A Wise Word:

Witchcraft is all about living to the heights and depths of life as a way of worship. --LY DE ANGELES

Wednesday, February 18, 2015

What's In a Name

As pagans, we are quick to see the importance of a name.  We are so in tune with the idea of a name holding power that we anoint ourselves with monikers that we feel suit our spiritual self and even petition our patrons to reveal a sacred name to be used only in ritual.  We are very careful when we name our children, seeking names of power and significance.  Still, even we may occasionally under estimate how much names mean.  Let's take my youngest daughter for example.



Little Bitty Baby who is no longer so little bitty and probably deserves a more fitting screen name was named very specifically pagan.  Her full name very literally translates into "dark moon." It is a beautiful, powerful and witchy name, but it has it's draw backs.  Our Little Moon as I will refer to her from now on loves the night.  At nearly six months old she still wakes up multiple times a night to just hang out.  She want her mama to come sit on the couch and talk to her while she half heartedly pretends to nurse.  It is exhausting for me, but thankfully it is not consistent.  Her nocturnal habits follow the moon phases.  When the moon is small and dark like this past week, she sleeps very little during the night.  Last night alone, she was up six times.  Then as the moon waxes to full her sleep time increases and I am only wakened twice during the night.  Some times exhaustion makes me want to grumble and fuss over the situation, but in my heart I know that I brought it upon myself.  One does not name a child for the great power of the night and expect her to sleep soundly from sun set to sun rise. 

Another prime example is Miss Busy.  Besides driving me crazy in new ways every day yesterday we had an ongoing debate over rather or not making cat food soup was an appropriate activity for a toddler she has an intense fascination with anything magickal.  She is constantly digging in my magickal cabinet bringing me incense cones, thumbing through my books, and trying to add to my stack of notes.  Just the other day, I caught her sitting on the kitchen floor sorting through my Oracle Cards as if she were reading them. Please note that none of these items are left where she can access them with any ease, she is simply determined and continually finds ways around my solutions intended to keep her out.  Once again, it's my fault.  I named her.  Her given name means "woman with great magickal power."  She accepts the fact that my sewing table is off limits and that certain drawers in the kitchen are not for her access, but she stubbornly refuses to stay out of my magickal cabinet.  She is so obsessed with my pentacle necklace that Superman has suggested that I make her one of her own. 
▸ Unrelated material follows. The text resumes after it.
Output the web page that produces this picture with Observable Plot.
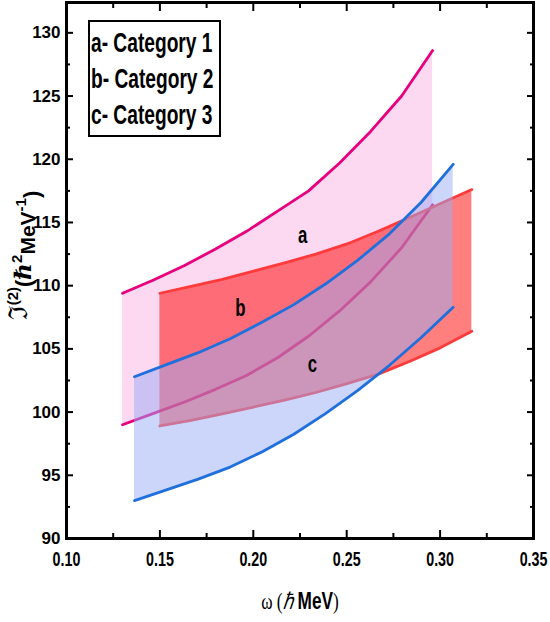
<!DOCTYPE html>
<html><head><meta charset="utf-8">
<script src="https://cdn.jsdelivr.net/npm/d3@7"></script>
<script src="https://cdn.jsdelivr.net/npm/@observablehq/plot@0.6"></script>
<style>
body{margin:0;background:#fff;}
#wrap{position:relative;width:550px;height:622px;}
#legend{position:absolute;left:88px;top:20px;width:133px;height:117px;box-sizing:border-box;border:2px solid #000;background:#fff;
 font-family:"Liberation Sans",Arial,sans-serif;font-weight:bold;font-size:27px;line-height:36px;padding:3px 0 0 1px;color:#000;white-space:nowrap;overflow:hidden;}
#legend div{transform:scaleX(0.71);transform-origin:0 50%;}
</style></head><body><div id="wrap"></div>
<script>
// Category 1 (a)
const omegaA = [0.1300,0.1466,0.1632,0.1798,0.1964,0.2130,0.2296,0.2462,0.2628,0.2794,0.2960];
const upperA = [109.4,110.45,111.6,112.9,114.3,115.9,117.5,119.7,122.2,125.0,128.6];
const lowerA = [99.0,99.9,100.8,101.8,102.9,104.3,106.0,108.0,110.3,113.0,116.4];
// Category 2 (b)
const omegaB = [0.1500,0.1667,0.1834,0.2001,0.2168,0.2335,0.2502,0.2669,0.2836,0.3003,0.3170];
const upperB = [109.4,109.95,110.5,111.15,111.8,112.5,113.3,114.3,115.4,116.5,117.6];
const lowerB = [98.9,99.35,99.85,100.4,100.95,101.55,102.25,103.0,104.0,105.1,106.4];
// Category 3 (c)
const omegaC = [0.1364,0.1535,0.1705,0.1876,0.2046,0.2217,0.2388,0.2558,0.2729,0.2899,0.3070];
const upperC = [102.8,103.75,104.7,105.8,107.1,108.5,110.15,112.0,114.1,116.6,119.6];
const lowerC = [93.0,93.85,94.7,95.65,96.85,98.25,99.9,101.7,103.7,105.9,108.3];

const legendItems = ["a- Category 1","b- Category 2","c- Category 3"];
const bandLabels = ["a","b","c"];
const bandLabelX = [0.2264,0.1931,0.2317];
const bandLabelY = [114.0,108.2,103.8];

const xMajor = [0.10,0.15,0.20,0.25,0.30,0.35];
const xMinor = [0.125,0.175,0.225,0.275,0.325];
const yMajor = [90,95,100,105,110,115,120,125,130];
const yMinor = [92.5,97.5,102.5,107.5,112.5,117.5,122.5,127.5];

const rows = (xs, lo, hi) => xs.map((x,i)=>({x, lo: lo[i], hi: hi[i]}));
const A = rows(omegaA, lowerA, upperA), B = rows(omegaB, lowerB, upperB), C = rows(omegaC, lowerC, upperC);
const labels = bandLabels.map((t,i)=>({t, x: bandLabelX[i], y: bandLabelY[i]}));

const sans = '"Liberation Sans",Arial,sans-serif';
const serif = '"DejaVu Serif","Liberation Serif",serif';
const tickOpts = {tickFormat: () => "", label: null, strokeWidth: 2};
const lw = 2.8;

const chart = Plot.plot({
  width: 550, height: 622,
  marginLeft: 66, marginRight: 17, marginTop: 2, marginBottom: 84,
  x: {domain: [0.10, 0.35]},
  y: {domain: [90, 132.4]},
  style: {fontFamily: sans, background: "#fff", color: "#000"},
  marks: [
    Plot.areaY(A, {x: "x", y1: "lo", y2: "hi", fill: "#fcd9f0"}),
    Plot.lineY(A, {x: "x", y: "hi", stroke: "#e8007f", strokeWidth: lw}),
    Plot.lineY(A, {x: "x", y: "lo", stroke: "#e8007f", strokeWidth: lw}),
    Plot.areaY(B, {x: "x", y1: "lo", y2: "hi", fill: "#ff0000", fillOpacity: 0.5}),
    Plot.lineY(B, {x: "x", y: "hi", stroke: "#ff3a3a", strokeWidth: lw}),
    Plot.lineY(B, {x: "x", y: "lo", stroke: "#ff3a3a", strokeWidth: lw}),
    Plot.areaY(C, {x: "x", y1: "lo", y2: "hi", fill: "#99abf5", fillOpacity: 0.5}),
    Plot.lineY(C, {x: "x", y: "hi", stroke: "#1f6fdc", strokeWidth: lw}),
    Plot.lineY(C, {x: "x", y: "lo", stroke: "#1f6fdc", strokeWidth: lw}),
    Plot.text(labels, {x: "x", y: "y", text: "t", fontSize: 24, fontWeight: "bold", fill: "#000", className: "bandlab"}),
    Plot.frame({stroke: "#000", strokeWidth: 3}),
    Plot.axisX(xMajor, {anchor: "bottom", tickSize: -8, ...tickOpts}),
    Plot.axisX(xMinor, {anchor: "bottom", tickSize: -5, ...tickOpts}),
    Plot.axisX(xMajor, {anchor: "top", tickSize: -8, ...tickOpts}),
    Plot.axisX(xMinor, {anchor: "top", tickSize: -5, ...tickOpts}),
    Plot.axisY(yMajor, {anchor: "left", tickSize: -7, ...tickOpts}),
    Plot.axisY(yMinor, {anchor: "left", tickSize: -4, ...tickOpts}),
    Plot.axisY(yMajor, {anchor: "right", tickSize: -7, ...tickOpts}),
    Plot.axisY(yMinor, {anchor: "right", tickSize: -4, ...tickOpts}),
    Plot.axisX(xMajor, {anchor: "bottom", tickSize: 0, tickPadding: 13, label: null, tickFormat: d3.format(".2f"), fontSize: 21, fontWeight: "bold", className: "xticklab"}),
    Plot.axisY(yMajor, {anchor: "left", tickSize: 0, tickPadding: 6, label: null, tickFormat: d3.format("d"), fontSize: 17, fontWeight: "bold"}),
    Plot.text(["ylabel"], {frameAnchor: "left", textAnchor: "middle", lineAnchor: "middle", dx: -46, dy: -15, rotate: -90, text: d => d, fontSize: 21, className: "ylab"}),
    Plot.text(["xlabel"], {frameAnchor: "bottom", textAnchor: "middle", lineAnchor: "middle", dx: 0, dy: 63, text: d => d, fontSize: 23, className: "xlab"})
  ]
});

const wrap = document.getElementById("wrap");
wrap.appendChild(chart);

// horizontal condensing of texts (reference uses a condensed face): wrap each in a scaled group
function condense(sel, k) {
  sel.each(function() {
    const g = document.createElementNS("http://www.w3.org/2000/svg", "g");
    this.parentNode.insertBefore(g, this);
    g.appendChild(this);
    const bb = g.getBBox();
    const cx = bb.x + bb.width / 2;
    g.setAttribute("transform", `translate(${cx},0) scale(${k},1) translate(${-cx},0)`);
  });
}

// rich text for axis titles
const yl = d3.select(chart).select("g.ylab text");
yl.text(null).attr("font-weight", "bold");
yl.append("tspan").attr("font-family", serif).attr("font-weight", "normal").attr("font-size", 26).text("ℑ");
yl.append("tspan").attr("font-size", 15).attr("dy", "-0.6em").text("(2)");
yl.append("tspan").attr("dy", "0.6em").attr("font-size", 22).text("(");
yl.append("tspan").attr("font-family", serif).attr("font-style", "italic").attr("font-size", 23).text("ℏ");
yl.append("tspan").attr("font-size", 15).attr("dy", "-0.6em").text("2");
yl.append("tspan").attr("dy", "0.6em").text("MeV");
yl.append("tspan").attr("font-size", 15).attr("dy", "-0.6em").text("-1");
yl.append("tspan").attr("dy", "0.6em").attr("font-size", 22).text(")");

const xl = d3.select(chart).select("g.xlab text");
xl.text(null);
xl.append("tspan").attr("font-family", '"Liberation Serif",serif').text("ω (");
xl.append("tspan").attr("font-family", '"Liberation Serif",serif').attr("font-style", "italic").text("ℏ");
xl.append("tspan").attr("font-weight", "bold").text(" MeV");
xl.append("tspan").attr("font-family", '"Liberation Serif",serif').text(")");

condense(d3.select(chart).selectAll("g.xticklab text"), 0.68);
condense(d3.select(chart).selectAll("g.bandlab text"), 0.7);
condense(xl, 0.75);

const lg = document.createElement("div");
lg.id = "legend";
lg.innerHTML = legendItems.map(t => `<div>${t}</div>`).join("");
wrap.appendChild(lg);
</script>
</body></html>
The power of names hold true even when the child is not named with the careful thought that most pagan parents put into choosing a name.  The older children from our first marriages were named with totally different perspectives and still live up to their names.  The child named after greenery and plant life loves flowers.  The one who's name is means "a feminine warlike bird" is small, graceful, and lethal in any verbal match.  The one who in utero was already named for his grandfather, is a small version of the man he was named for.  It goes on and on to even include Superman and myself.  When I pause to consider, names are far more powerful than I ever realized.  It is as if they are a life long spell we place on our children.